In the last year alone, the Kent County Sheriff’s Department has investigated three such reports. The most recent came after a woman’s Friday visit to the Meijer on 10 Mile Road near Rockford.
“I believe she felt like she was being followed,” Kent County sheriff’s Sgt. Joel Roon explained to Target 8 Tuesday.
The woman, a mom who was with her young son, snapped a photo of a man she thought was being suspicious. She posted the image on Facebook with a warning. It was shared to a Rockford community page and then took off, garnering 8,000 shares and dozens of comments applauding the woman’s vigilance and bravery. Within 24 hours, dozens of others online had reported seeing the man at other stores. That made the woman think he was a repeat offender.
“The post had made the rounds and been shared so many times that it actually landed on the news feed of the accused man’s wife,” Roon said.
That man then called authorities. It turns out he’s a fifty-something retired firefighter who was just shopping with his wife.
“It’s my understanding that he was moving through the store at a similar pace,” Roon said, but added surveillance video from the store didn’t show anything to indicate the man was doing something inappropriate.
Roon said it all stems from an effort to raise awareness about human trafficking.
“People are certainly vigilant on this topic and rightfully so — it’s a very serious topic,” he said. “Has that led to some hysterical social media posts? Yes, it absolutely has.”
The woman who posted to Facebook credited her friend Jenn Amo with increasing her awareness about human trafficking. Amo is a volunteer speaker for local antitrafficking agency Woman at Risk, International and shares her prevention campaign called “Warning Lights” at area groups. She’s raising money to do it full-time.
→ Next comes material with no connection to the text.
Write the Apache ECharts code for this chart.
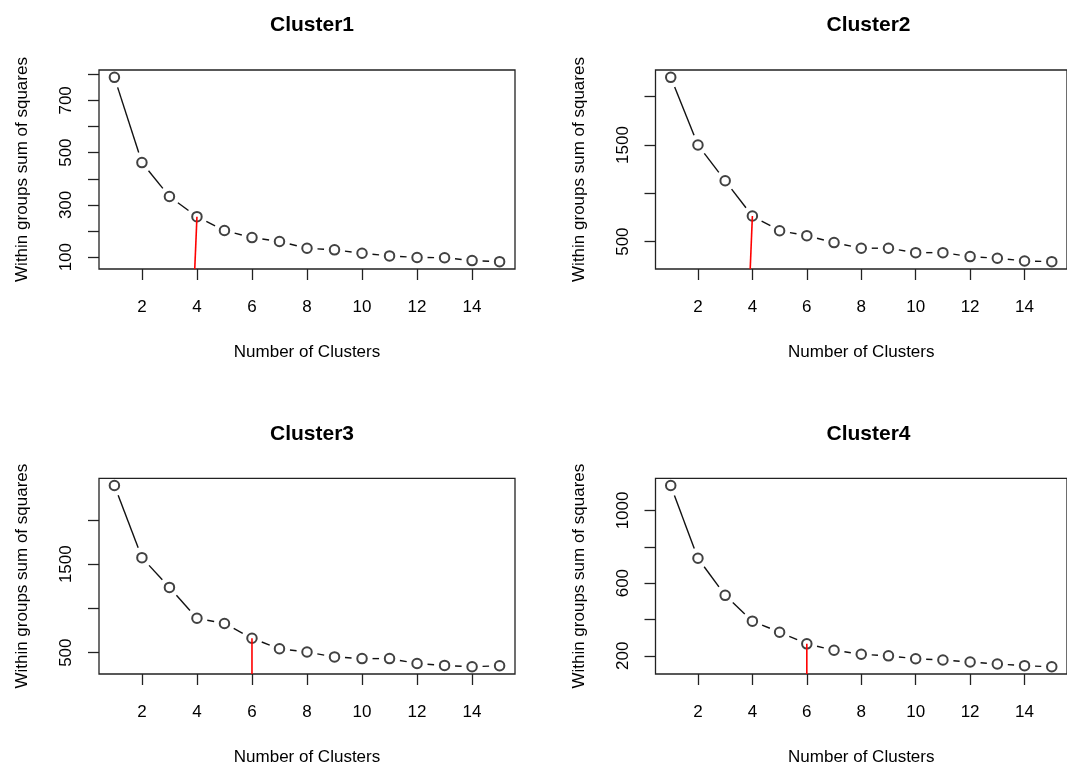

“I do applaud her for standing up and protecting herself,” Amo said of her friend’s Facebook post.
When told that authorities found the man in the store wasn’t up to anything iffy, Amo noted her friend had initially shared the post with only a small group.
“I think she was trying to protect a group of friends that often go to that store and the community took it from there,” Amo said.
The post has since been removed from Facebook.
Human trafficking does happen, but it’s rarely the result of being kidnapped by a stranger. Most of the time, victims are sold for labor or sex by someone they know who has been grooming them for some time.